WATER CONSERVATION DISTRICT FEES - CALIFORNIA

City of San Buenaventura v. United Water Conservation District

Supreme Court of California, California - December 4, 2017 - P.3d - 2017 WL 6001905 - 17 Cal. Daily Op. Serv. 11, 444

City filed separate petitions for writ of mandate and writ of administrative mandate and claims for reverse validation and declaratory relief against water conservation district that managed county groundwater resources challenging constitutionality of district’s groundwater charges to city and other well operators for certain water years, which were consolidated.

District filed cross-complaint, seeking declaratory relief upholding its groundwater charge. The Superior Court entered a declaratory judgment and issued the writs of mandate, ordering district to refund charges to city for certain water years. District appealed and city cross-appealed. The Supreme Court granted review, superseding the opinion of the Court of Appeal.

The Supreme Court of California held that:

Water conservation district’s groundwater charge to city and other well operators for conservation and management services did not constitute “charge for a property related service,” within meaning of constitutional provision restricting amount of such charge to proportional cost of service attributable to parcel on which it was imposed; district conserved groundwater in underground basins that did not correspond with parcel boundaries, basins were managed by district for benefit of public, not merely for benefit of well operators, and groups were not same, as some well operators extracted water for their own use, while others, such as city, extracted water for sale and distribution elsewhere; disapproving Pajaro Valley Water Management Agency v. Amrhein, 59 Cal.Rptr.3d 484, and Griffith v. Pajaro Valley Water Management Agency, 163 Cal.Rptr.3d 243.

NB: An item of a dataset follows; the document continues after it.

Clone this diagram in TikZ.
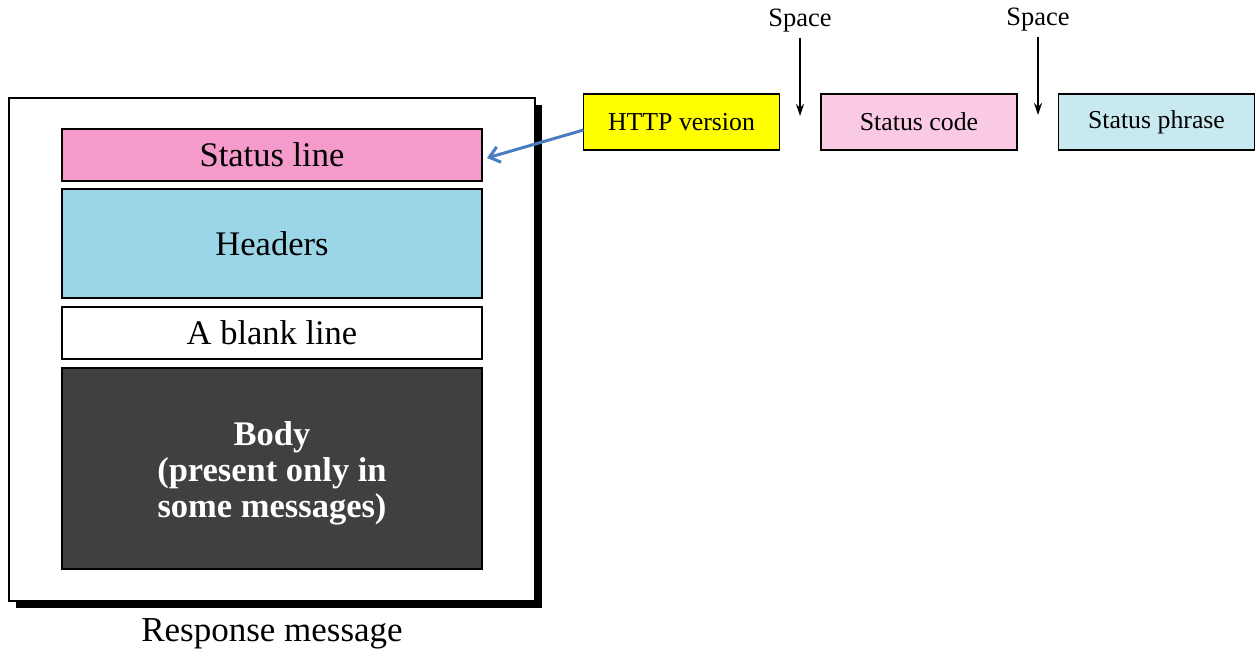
\documentclass[tikz,border=0pt]{standalone}
\usepackage{fontspec}
\setmainfont{Liberation Serif}
\usetikzlibrary{arrows.meta}
\definecolor{linepink}{HTML}{F59BCB}
\definecolor{headblue}{HTML}{9BD6E8}
\definecolor{bodygray}{HTML}{404040}
\definecolor{verylw}{HTML}{FFFF00}
\definecolor{codepink}{HTML}{FAC9E3}
\definecolor{phraseblue}{HTML}{C9E9F1}
\definecolor{linkblue}{HTML}{4A7CC0}
\tikzset{
  part/.style={draw=black, line width=1.5pt, inner sep=0pt, outer sep=0pt,
    minimum width=420pt, font=\fontsize{34.5}{37}\selectfont},
  field/.style={draw=black, line width=1.3pt, inner sep=0pt, outer sep=0pt,
    minimum width=196pt, minimum height=56pt, font=\fontsize{25.8}{28}\selectfont},
  lbl/.style={inner sep=0pt, font=\fontsize{26.5}{28}\selectfont},
  down/.style={-{Stealth[length=12pt,width=8pt]}, line width=1.2pt},
  bodytext/.style={text=white, align=center, inner sep=0pt, yshift=-5pt,
    font=\fontsize{34.5}{36}\selectfont\bfseries}
}
\begin{document}
\begin{tikzpicture}[x=1pt,y=-1pt]
\useasboundingbox (0,0) rectangle (1255,650);
% message frame with drop shadow
\fill[black] (16,105) rectangle (542,608);
\node[draw=black, fill=white, line width=1.8pt, inner sep=0pt, outer sep=0pt,
  minimum width=526pt, minimum height=503pt] (msg) at (272,349.5) {};
% the four parts of a response
\node[part, fill=linepink, minimum height=52pt] (sl) at (272,155) {Status line};
\node[part, fill=headblue, minimum height=109pt] (hd) at (272,243.5) {Headers};
\node[part, fill=white, minimum height=52pt] (bl) at (272,333) {A blank line};
\node[part, fill=bodygray, minimum height=201pt,
  label={[bodytext]center:{Body\\(present only in\\some messages)}}] (bd) at (272,468.5) {};
\node[inner sep=0pt, font=\fontsize{35}{36}\selectfont] (cap) at (272,634) {Response message};
% fields of the status line
\node[field, fill=verylw] (hv) at (681.5,122) {HTTP version};
\node[field, fill=codepink] (sc) at (919,122) {Status code};
\node[field, fill=phraseblue] (sp) at (1156.5,122) {Status phrase};
\node[lbl] (s1) at (800,21) {Space};
\node[lbl] (s2) at (1038,20) {Space};
\coordinate (g1) at (800,116);
\coordinate (g2) at (1038,115);
\draw[down] ([yshift=-17pt]s1.center) -- (g1);
\draw[down] ([yshift=-17pt]s2.center) -- (g2);
% link from the fields to the status line
\draw[linkblue, line width=3pt, -{Straight Barb[length=10pt,width=16pt]}]
  ([yshift=-8pt]hv.west) -- ([xshift=5pt,yshift=-3pt]sl.east);
\end{tikzpicture}
\end{document}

Court of Appeal was required to consider whether record demonstrated that water conservation district’s groundwater charge to city and other well operators for conservation and management services, which was imposed without voter approval, bore reasonable relationship to benefits of district’s conservation activities, as required for charge to qualify as non tax fee that did not require voter approval under constitutional provision governing vote approval of tax levies, in city’s action against district challenging constitutionality of charge, especially in light of statute requiring that charges for pumping groundwater for nonagricultural uses generally must be at least three times the charges for pumping water for agricultural uses.